The material below contains a line with "Write the D3.js code for this chart." and a line with "const radEndPoints = [0, 100];". Copy exactly those two lines and all lines between them.
# Material for the task start
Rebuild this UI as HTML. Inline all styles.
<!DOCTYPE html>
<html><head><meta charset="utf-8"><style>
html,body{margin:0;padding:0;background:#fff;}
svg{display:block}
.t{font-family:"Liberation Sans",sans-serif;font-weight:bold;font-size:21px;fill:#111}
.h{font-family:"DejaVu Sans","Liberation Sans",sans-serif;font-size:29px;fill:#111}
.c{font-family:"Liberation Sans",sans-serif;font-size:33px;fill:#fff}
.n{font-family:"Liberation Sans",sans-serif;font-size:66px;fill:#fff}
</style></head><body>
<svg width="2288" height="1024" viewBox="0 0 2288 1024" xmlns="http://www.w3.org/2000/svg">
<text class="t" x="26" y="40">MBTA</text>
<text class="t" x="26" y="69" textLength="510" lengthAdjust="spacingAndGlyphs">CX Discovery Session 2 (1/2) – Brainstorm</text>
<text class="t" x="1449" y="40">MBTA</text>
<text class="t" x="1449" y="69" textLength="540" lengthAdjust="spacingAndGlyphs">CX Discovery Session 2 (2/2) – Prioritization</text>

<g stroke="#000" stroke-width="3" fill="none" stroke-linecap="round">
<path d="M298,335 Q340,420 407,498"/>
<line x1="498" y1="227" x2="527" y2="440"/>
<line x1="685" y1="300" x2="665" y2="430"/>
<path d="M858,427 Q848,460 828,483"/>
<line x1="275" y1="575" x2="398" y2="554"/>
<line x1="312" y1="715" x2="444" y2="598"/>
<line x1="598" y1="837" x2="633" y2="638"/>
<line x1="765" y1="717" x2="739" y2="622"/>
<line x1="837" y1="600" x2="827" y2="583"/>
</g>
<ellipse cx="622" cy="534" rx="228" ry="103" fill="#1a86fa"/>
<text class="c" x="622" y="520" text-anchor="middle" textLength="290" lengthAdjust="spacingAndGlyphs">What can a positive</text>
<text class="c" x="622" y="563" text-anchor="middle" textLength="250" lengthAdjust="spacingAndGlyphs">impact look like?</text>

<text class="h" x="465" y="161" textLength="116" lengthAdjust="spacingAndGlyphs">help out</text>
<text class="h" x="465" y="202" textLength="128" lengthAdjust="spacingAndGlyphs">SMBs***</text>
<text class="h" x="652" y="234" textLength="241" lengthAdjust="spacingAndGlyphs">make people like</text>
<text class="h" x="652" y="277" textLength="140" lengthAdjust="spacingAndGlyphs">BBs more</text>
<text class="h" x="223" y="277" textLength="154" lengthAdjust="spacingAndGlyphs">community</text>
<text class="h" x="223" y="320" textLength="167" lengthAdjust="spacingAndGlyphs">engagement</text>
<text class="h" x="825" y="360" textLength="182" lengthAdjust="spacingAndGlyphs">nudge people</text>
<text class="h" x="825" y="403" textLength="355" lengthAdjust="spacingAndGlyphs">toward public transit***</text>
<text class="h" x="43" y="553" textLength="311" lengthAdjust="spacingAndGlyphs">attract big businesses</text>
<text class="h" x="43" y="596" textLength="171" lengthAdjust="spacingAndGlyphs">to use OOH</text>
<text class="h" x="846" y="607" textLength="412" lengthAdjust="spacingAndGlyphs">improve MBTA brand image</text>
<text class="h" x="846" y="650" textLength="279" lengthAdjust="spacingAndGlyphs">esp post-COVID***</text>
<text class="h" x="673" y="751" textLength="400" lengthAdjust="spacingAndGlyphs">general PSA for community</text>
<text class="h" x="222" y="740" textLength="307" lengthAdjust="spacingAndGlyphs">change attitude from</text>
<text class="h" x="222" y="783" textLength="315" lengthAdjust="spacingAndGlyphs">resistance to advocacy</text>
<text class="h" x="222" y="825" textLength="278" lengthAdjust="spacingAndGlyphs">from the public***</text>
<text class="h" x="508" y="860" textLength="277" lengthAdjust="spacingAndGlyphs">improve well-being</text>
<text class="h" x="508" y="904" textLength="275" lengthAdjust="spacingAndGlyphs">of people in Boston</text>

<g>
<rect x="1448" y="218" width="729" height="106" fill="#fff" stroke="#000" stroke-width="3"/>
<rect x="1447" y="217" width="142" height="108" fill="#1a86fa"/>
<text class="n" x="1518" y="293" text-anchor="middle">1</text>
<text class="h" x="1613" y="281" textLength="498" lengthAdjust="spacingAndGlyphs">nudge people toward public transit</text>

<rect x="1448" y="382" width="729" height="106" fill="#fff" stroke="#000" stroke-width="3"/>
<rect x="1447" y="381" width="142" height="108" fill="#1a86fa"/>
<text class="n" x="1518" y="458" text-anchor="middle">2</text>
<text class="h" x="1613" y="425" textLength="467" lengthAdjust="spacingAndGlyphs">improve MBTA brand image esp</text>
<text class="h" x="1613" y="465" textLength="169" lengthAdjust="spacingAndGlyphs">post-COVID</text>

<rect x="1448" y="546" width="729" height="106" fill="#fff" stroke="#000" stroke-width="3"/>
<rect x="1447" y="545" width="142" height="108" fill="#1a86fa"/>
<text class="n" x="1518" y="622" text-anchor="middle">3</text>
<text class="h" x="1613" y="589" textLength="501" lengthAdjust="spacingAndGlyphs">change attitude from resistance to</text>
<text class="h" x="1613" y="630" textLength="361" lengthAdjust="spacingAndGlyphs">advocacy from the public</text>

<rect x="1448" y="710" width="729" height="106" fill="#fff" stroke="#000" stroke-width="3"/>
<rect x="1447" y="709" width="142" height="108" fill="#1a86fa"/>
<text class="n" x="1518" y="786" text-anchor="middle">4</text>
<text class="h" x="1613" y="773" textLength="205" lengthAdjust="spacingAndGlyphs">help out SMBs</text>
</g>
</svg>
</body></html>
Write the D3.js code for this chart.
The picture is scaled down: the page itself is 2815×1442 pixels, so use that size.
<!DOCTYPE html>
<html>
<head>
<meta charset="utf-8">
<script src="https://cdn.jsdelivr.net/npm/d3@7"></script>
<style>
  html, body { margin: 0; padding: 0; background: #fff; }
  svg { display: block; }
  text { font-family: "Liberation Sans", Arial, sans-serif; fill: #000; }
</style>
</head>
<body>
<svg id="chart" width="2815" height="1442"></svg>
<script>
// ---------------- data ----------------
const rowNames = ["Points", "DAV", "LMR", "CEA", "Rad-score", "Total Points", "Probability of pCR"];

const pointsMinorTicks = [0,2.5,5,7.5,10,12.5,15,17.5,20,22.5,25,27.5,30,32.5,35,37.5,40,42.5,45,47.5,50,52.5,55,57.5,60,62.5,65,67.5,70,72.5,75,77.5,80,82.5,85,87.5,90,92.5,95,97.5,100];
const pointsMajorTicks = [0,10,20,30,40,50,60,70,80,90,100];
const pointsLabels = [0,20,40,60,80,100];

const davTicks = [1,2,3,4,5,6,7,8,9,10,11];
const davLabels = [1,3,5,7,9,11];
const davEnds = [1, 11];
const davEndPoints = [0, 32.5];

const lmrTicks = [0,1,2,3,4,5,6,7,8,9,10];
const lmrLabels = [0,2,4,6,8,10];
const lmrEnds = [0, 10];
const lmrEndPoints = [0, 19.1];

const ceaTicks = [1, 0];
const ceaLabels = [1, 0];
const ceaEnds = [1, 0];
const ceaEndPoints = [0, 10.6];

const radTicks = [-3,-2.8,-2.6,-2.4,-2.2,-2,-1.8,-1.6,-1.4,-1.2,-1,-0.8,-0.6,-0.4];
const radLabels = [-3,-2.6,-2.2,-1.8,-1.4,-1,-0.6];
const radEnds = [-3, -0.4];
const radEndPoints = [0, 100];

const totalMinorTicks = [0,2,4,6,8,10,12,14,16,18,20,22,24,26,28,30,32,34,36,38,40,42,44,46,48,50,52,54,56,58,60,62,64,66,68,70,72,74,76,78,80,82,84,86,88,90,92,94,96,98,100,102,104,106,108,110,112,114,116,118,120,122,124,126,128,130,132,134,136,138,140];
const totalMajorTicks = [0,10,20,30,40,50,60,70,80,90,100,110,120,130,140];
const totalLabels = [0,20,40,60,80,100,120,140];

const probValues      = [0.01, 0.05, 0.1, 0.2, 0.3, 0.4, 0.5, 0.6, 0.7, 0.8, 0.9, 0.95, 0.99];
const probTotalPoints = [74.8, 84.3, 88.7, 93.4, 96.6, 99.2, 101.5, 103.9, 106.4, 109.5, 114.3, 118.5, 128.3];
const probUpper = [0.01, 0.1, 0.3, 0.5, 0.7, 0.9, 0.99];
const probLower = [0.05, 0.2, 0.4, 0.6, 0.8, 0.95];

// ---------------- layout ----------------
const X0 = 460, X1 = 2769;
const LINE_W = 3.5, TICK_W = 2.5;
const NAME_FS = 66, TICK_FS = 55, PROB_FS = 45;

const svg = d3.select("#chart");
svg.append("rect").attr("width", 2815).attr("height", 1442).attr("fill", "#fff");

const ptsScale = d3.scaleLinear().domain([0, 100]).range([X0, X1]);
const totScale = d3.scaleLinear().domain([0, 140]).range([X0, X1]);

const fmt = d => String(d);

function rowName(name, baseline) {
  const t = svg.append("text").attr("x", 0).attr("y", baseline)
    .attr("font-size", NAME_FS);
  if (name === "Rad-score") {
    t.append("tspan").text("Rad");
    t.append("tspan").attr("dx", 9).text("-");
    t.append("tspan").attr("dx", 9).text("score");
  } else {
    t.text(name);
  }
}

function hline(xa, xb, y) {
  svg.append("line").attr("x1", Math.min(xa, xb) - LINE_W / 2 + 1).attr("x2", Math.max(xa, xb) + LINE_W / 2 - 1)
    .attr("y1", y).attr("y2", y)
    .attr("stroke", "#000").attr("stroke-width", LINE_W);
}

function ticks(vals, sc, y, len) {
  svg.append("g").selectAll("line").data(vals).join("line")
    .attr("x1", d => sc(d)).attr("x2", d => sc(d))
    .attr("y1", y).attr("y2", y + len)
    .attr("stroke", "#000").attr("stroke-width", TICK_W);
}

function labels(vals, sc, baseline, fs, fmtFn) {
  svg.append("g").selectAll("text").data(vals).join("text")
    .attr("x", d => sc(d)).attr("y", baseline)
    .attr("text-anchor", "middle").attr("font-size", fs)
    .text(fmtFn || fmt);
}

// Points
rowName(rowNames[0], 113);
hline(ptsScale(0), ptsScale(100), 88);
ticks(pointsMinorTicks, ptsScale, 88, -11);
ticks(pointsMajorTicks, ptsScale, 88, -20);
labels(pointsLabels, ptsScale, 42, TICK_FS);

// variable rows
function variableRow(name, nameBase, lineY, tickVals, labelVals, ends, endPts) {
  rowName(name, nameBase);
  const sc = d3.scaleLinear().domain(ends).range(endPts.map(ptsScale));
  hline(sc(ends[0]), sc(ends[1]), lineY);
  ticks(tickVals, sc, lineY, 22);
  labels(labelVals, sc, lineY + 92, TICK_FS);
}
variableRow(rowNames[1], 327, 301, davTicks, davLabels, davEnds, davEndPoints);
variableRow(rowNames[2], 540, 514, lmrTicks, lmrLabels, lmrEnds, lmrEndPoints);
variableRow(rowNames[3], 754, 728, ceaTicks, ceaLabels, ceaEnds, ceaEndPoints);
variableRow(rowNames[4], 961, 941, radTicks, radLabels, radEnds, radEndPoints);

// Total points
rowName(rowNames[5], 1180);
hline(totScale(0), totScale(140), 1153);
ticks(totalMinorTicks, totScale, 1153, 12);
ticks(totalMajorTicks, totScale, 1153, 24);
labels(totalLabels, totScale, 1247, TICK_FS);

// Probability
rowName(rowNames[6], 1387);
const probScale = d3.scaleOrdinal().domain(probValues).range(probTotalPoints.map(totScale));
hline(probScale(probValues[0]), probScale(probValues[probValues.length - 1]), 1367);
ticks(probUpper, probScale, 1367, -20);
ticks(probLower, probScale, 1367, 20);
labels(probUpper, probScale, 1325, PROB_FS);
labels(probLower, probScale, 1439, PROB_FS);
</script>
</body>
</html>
# Material for the task end
Exercise response »
Write the D3.js code for this chart.
The picture is scaled down: the page itself is 2815×1442 pixels, so use that size.
<!DOCTYPE html>
<html>
<head>
<meta charset="utf-8">
<script src="https://cdn.jsdelivr.net/npm/d3@7"></script>
<style>
  html, body { margin: 0; padding: 0; background: #fff; }
  svg { display: block; }
  text { font-family: "Liberation Sans", Arial, sans-serif; fill: #000; }
</style>
</head>
<body>
<svg id="chart" width="2815" height="1442"></svg>
<script>
// ---------------- data ----------------
const rowNames = ["Points", "DAV", "LMR", "CEA", "Rad-score", "Total Points", "Probability of pCR"];

const pointsMinorTicks = [0,2.5,5,7.5,10,12.5,15,17.5,20,22.5,25,27.5,30,32.5,35,37.5,40,42.5,45,47.5,50,52.5,55,57.5,60,62.5,65,67.5,70,72.5,75,77.5,80,82.5,85,87.5,90,92.5,95,97.5,100];
const pointsMajorTicks = [0,10,20,30,40,50,60,70,80,90,100];
const pointsLabels = [0,20,40,60,80,100];

const davTicks = [1,2,3,4,5,6,7,8,9,10,11];
const davLabels = [1,3,5,7,9,11];
const davEnds = [1, 11];
const davEndPoints = [0, 32.5];

const lmrTicks = [0,1,2,3,4,5,6,7,8,9,10];
const lmrLabels = [0,2,4,6,8,10];
const lmrEnds = [0, 10];
const lmrEndPoints = [0, 19.1];

const ceaTicks = [1, 0];
const ceaLabels = [1, 0];
const ceaEnds = [1, 0];
const ceaEndPoints = [0, 10.6];

const radTicks = [-3,-2.8,-2.6,-2.4,-2.2,-2,-1.8,-1.6,-1.4,-1.2,-1,-0.8,-0.6,-0.4];
const radLabels = [-3,-2.6,-2.2,-1.8,-1.4,-1,-0.6];
const radEnds = [-3, -0.4];
const radEndPoints = [0, 100];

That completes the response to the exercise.